What Does The Future Look Like?

Technology has replaced jobs and caused angst amongst workers ever since the Industrial Revolution rocked the world. From the steam engine to computers people have been touched by the spread of technology. Such change brings prosperity to the world. But it can also bring trouble to people’s lives.

A different view

A different view of the world suggests technology creates more jobs than it destroys and that people bend to its vagaries and benefit from its virtues.

The standard of living and the number of jobs in the economy has increased over the last two centuries at a time when technology has triggered greatest turmoil.

But will such patterns continue and will we be able to hold our place against future technological onslaughts as they spread into the workplace and the home?

There is general agreement that millions of jobs will be lost in the next couple of decades as technology benefits and blights all types of industries, with automation and robotics growing in scale and scope and scariness.

Even though the technological argument is eerily convincing the human one is less so, as we search for a balance between what technology can do and what we want it to do.

In many cases people are happy to be served by algorithm-directed, computer-driven machines but at our core we are social animals who prefer human contact and communication.

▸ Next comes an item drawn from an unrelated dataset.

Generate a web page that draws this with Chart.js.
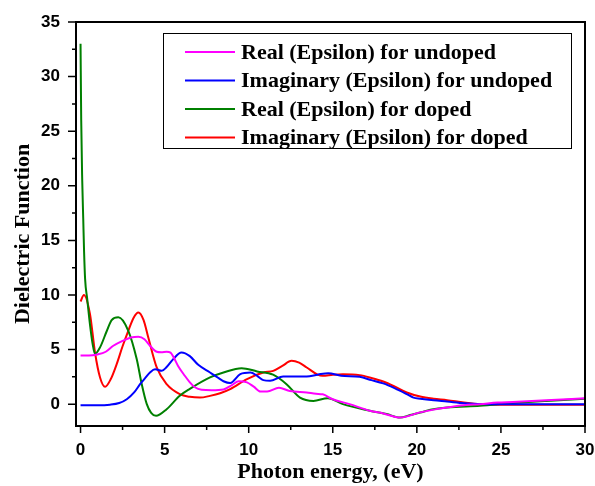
<!DOCTYPE html>
<html>
<head>
<meta charset="utf-8">
<script src="https://cdn.jsdelivr.net/npm/chart.js@4.4.1/dist/chart.umd.min.js"></script>
<style>
  body { margin: 0; background: #fff; }
  canvas { display: block; }
</style>
</head>
<body>
<canvas id="dielectricChart" width="595" height="486"></canvas>
<script>
// Real and imaginary parts of the dielectric function vs photon energy (eV)
const realUndopedX = [0, 0.5, 1.0, 1.5, 1.95, 2.5, 3.0, 3.44, 3.8, 4.13, 4.53, 4.8, 5.12, 5.35, 5.5, 5.8, 6.2, 6.5, 6.8, 7.2, 7.8, 8.5, 9.0, 9.4, 9.9, 10.3, 10.7, 11.1, 11.8, 12.45, 13.45, 14.0, 14.4, 15.0, 16.0, 17.2, 18.0, 19.0, 20.2, 21.0, 21.8, 22.8, 23.75, 24.8, 25.7, 27.7, 30];
const realUndopedY = [4.45, 4.45, 4.55, 4.8, 5.35, 5.8, 6.1, 6.17, 5.95, 5.35, 4.8, 4.75, 4.8, 4.72, 4.4, 3.5, 2.6, 2.0, 1.55, 1.32, 1.28, 1.35, 1.75, 2.1, 2.0, 1.6, 1.15, 1.15, 1.5, 1.2, 1.07, 0.95, 0.9, 0.45, 0.0, -0.6, -0.85, -1.23, -0.75, -0.5, -0.3, -0.1, 0.0, 0.15, 0.2, 0.35, 0.55];

const imagUndopedX = [0, 0.5, 1.0, 1.75, 2.3, 2.75, 3.2, 3.54, 3.85, 4.13, 4.43, 4.83, 5.12, 5.5, 6.0, 6.5, 7.0, 7.7, 8.1, 8.5, 8.9, 9.5, 10.1, 10.5, 10.87, 11.27, 12.05, 13.45, 14.1, 14.73, 15.5, 16.6, 17.3, 18.0, 18.7, 19.4, 19.8, 20.2, 21.0, 21.8, 22.8, 24.35, 26, 28, 30];
const imagUndopedY = [-0.1, -0.1, -0.1, -0.05, 0.1, 0.45, 1.1, 1.83, 2.4, 2.9, 3.2, 3.05, 3.4, 4.1, 4.73, 4.4, 3.6, 2.9, 2.5, 2.1, 1.93, 2.75, 2.9, 2.6, 2.2, 2.14, 2.53, 2.53, 2.7, 2.84, 2.6, 2.5, 2.2, 1.9, 1.45, 0.92, 0.6, 0.5, 0.35, 0.24, 0.09, 0.0, 0.0, 0.0, 0.0];

const realDopedX = [0, 0.04, 0.1, 0.16, 0.21, 0.27, 0.4, 0.56, 0.72, 0.86, 1.16, 1.56, 1.85, 2.25, 2.84, 3.34, 3.64, 3.94, 4.2, 4.49, 5.12, 5.9, 6.5, 7.7, 8.5, 9.58, 10.5, 11.45, 12.25, 13.05, 13.85, 14.7, 15.6, 17.2, 18.2, 19.0, 19.6, 20.2, 20.8, 21.8, 23.75, 25.7, 27.7, 30];
const realDopedY = [33, 26, 20.5, 17, 14, 11.5, 9.6, 7.3, 5.5, 4.6, 5.2, 6.7, 7.7, 7.95, 6.72, 4.13, 1.83, 0.0, -0.8, -1.07, -0.46, 0.77, 1.4, 2.45, 2.9, 3.3, 3.0, 2.7, 1.83, 0.6, 0.3, 0.55, 0.0, -0.6, -0.9, -1.23, -1.0, -0.77, -0.52, -0.3, -0.15, 0.1, 0.3, 0.5];

const imagDopedX = [0, 0.2, 0.56, 0.86, 1.16, 1.46, 1.8, 2.15, 2.5, 2.84, 3.15, 3.44, 3.75, 4.03, 4.53, 5.12, 5.9, 6.5, 7.1, 7.7, 8.3, 8.9, 9.9, 10.87, 11.46, 12.0, 12.55, 13.0, 13.45, 14.1, 14.4, 15.0, 15.6, 16.6, 17.3, 18.0, 18.7, 19.4, 20.2, 21.0, 21.8, 22.8, 23.75, 25.7, 30];
const imagDopedY = [9.4, 10.0, 8.26, 4.73, 2.44, 1.59, 2.3, 3.67, 5.3, 6.72, 7.9, 8.4, 7.7, 6.1, 3.36, 1.83, 0.92, 0.67, 0.6, 0.76, 1.0, 1.38, 2.3, 2.9, 3.05, 3.5, 3.97, 3.8, 3.36, 2.7, 2.6, 2.7, 2.75, 2.66, 2.4, 2.07, 1.6, 1.07, 0.7, 0.5, 0.37, 0.15, 0.0, -0.05, -0.05];

const seriesLabels = [
  'Real (Epsilon) for undoped',
  'Imaginary (Epsilon) for undoped',
  'Real (Epsilon) for doped',
  'Imaginary (Epsilon) for doped'
];
const seriesColors = ['#ff00ff', '#0000ff', '#008000', '#ff0000'];

const xMajorTicks = [0, 5, 10, 15, 20, 25, 30];
const xMinorTicks = [2.5, 7.5, 12.5, 17.5, 22.5, 27.5];
const yMajorTicks = [0, 5, 10, 15, 20, 25, 30, 35];
const yMinorTicks = [2.5, 7.5, 12.5, 17.5, 22.5, 27.5, 32.5];

const serif = '"Liberation Serif", "Times New Roman", serif';
const sans = '"Liberation Sans", Arial, sans-serif';

function toPoints(xs, ys) {
  return xs.map((x, i) => ({ x: x, y: ys[i] }));
}

const seriesPoints = [
  toPoints(realUndopedX, realUndopedY),
  toPoints(imagUndopedX, imagUndopedY),
  toPoints(realDopedX, realDopedY),
  toPoints(imagDopedX, imagDopedY)
];

// frame, tick marks, y title and the boxed legend inside the plot
const decorations = {
  id: 'decorations',
  afterDraw(chart) {
    const ctx = chart.ctx;
    const { left, right, top, bottom } = chart.chartArea;
    const xs = chart.scales.x, ys = chart.scales.y;
    ctx.save();
    ctx.strokeStyle = '#000';
    ctx.lineWidth = 2;
    ctx.strokeRect(left, top, right - left, bottom - top);

    ctx.lineWidth = 1.5;
    ctx.beginPath();
    xMajorTicks.forEach(v => { const p = xs.getPixelForValue(v); ctx.moveTo(p, bottom); ctx.lineTo(p, bottom + 7); });
    xMinorTicks.forEach(v => { const p = xs.getPixelForValue(v); ctx.moveTo(p, bottom); ctx.lineTo(p, bottom + 4); });
    yMajorTicks.forEach(v => { const p = ys.getPixelForValue(v); ctx.moveTo(left, p); ctx.lineTo(left - 8, p); });
    yMinorTicks.forEach(v => { const p = ys.getPixelForValue(v); ctx.moveTo(left, p); ctx.lineTo(left - 4, p); });
    ctx.stroke();

    // y axis title
    ctx.fillStyle = '#000';
    ctx.font = 'bold 22px ' + serif;
    ctx.textAlign = 'center';
    ctx.textBaseline = 'middle';
    ctx.translate(23, (top + bottom) / 2 + 10);
    ctx.rotate(-Math.PI / 2);
    ctx.fillText('Dielectric Function', 0, 0);
    ctx.restore();

    // legend
    ctx.save();
    const bx = 163, by = top + 11;
    ctx.fillStyle = '#fff';
    ctx.fillRect(bx, by, 408, 115);
    ctx.strokeStyle = '#000';
    ctx.lineWidth = 1;
    ctx.strokeRect(bx + 0.5, by + 0.5, 408, 115);
    ctx.font = 'bold 22px ' + serif;
    ctx.textAlign = 'left';
    ctx.textBaseline = 'middle';
    chart.data.datasets.forEach((ds, i) => {
      const ry = by + 19 + i * 28.5;
      ctx.strokeStyle = ds.borderColor;
      ctx.lineWidth = 2;
      ctx.beginPath();
      ctx.moveTo(bx + 22, ry);
      ctx.lineTo(bx + 72, ry);
      ctx.stroke();
      ctx.fillStyle = '#000';
      ctx.fillText(ds.label, bx + 78, ry + 1);
    });
    ctx.restore();
  }
};

new Chart(document.getElementById('dielectricChart'), {
  type: 'line',
  data: {
    datasets: seriesPoints.map((pts, i) => ({
      label: seriesLabels[i],
      data: pts,
      borderColor: seriesColors[i],
      backgroundColor: seriesColors[i],
      borderWidth: 2,
      pointRadius: 0,
      cubicInterpolationMode: 'monotone',
      fill: false
    }))
  },
  options: {
    responsive: false,
    animation: false,
    layout: { padding: { top: 22, right: 10, left: 0, bottom: 0 } },
    plugins: {
      legend: { display: false },
      tooltip: { enabled: false }
    },
    scales: {
      x: {
        type: 'linear',
        min: -0.27,
        max: 30,
        afterBuildTicks: s => { s.ticks = xMajorTicks.map(v => ({ value: v })); },
        afterFit: s => { s.height = 60; s.paddingLeft = 0; s.paddingRight = 0; },
        grid: { display: false, drawTicks: false },
        border: { display: false },
        ticks: {
          autoSkip: false,
          maxRotation: 0,
          padding: 14,
          color: '#000',
          font: { family: sans, size: 17, weight: 'bold' }
        },
        title: {
          display: true,
          text: 'Photon energy, (eV)',
          color: '#000',
          padding: { top: 0, bottom: 0 },
          font: { family: serif, size: 22, weight: 'bold', lineHeight: 1.2 }
        }
      },
      y: {
        min: -2,
        max: 35,
        afterBuildTicks: s => { s.ticks = yMajorTicks.map(v => ({ value: v })); },
        afterFit: s => { s.width = 76; s.paddingTop = 0; s.paddingBottom = 0; },
        grid: { display: false, drawTicks: false },
        border: { display: false },
        ticks: {
          padding: 16,
          color: '#000',
          font: { family: sans, size: 17, weight: 'bold' }
        }
      }
    }
  },
  plugins: [decorations]
});
</script>
</body>
</html>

In many areas of activity – creativity, decision-making, applying common sense to complex problems – people still perform better than computers and digital technology.

The real question

But the real question is whether or not there will be sufficient jobs in the areas where humans excel to allow everyone to work.

The likely answer, unfortunately, is that technology will develop to the point where for the first time in history there will be too many people chasing too few jobs.

We are at a tipping point driven by the effects, good and bad, of digital technology as society divides between those with work and those without.

Such division raises questions about the type of society we want and how we live and work in an economy that grows while providing less opportunity for the majority.

It highlights the need to manage in an environment where wealth and standards of living increase for the lucky few while unemployment and poverty increase for the unlucky many.

It also changes the conversation about making sure people have the right skills to take part in the economy to making sure people can live a fulfilling life without taking part in the economy.

So, we are at the start of a new era of technological turmoil that for the first time is rewriting the rules for how we live and work.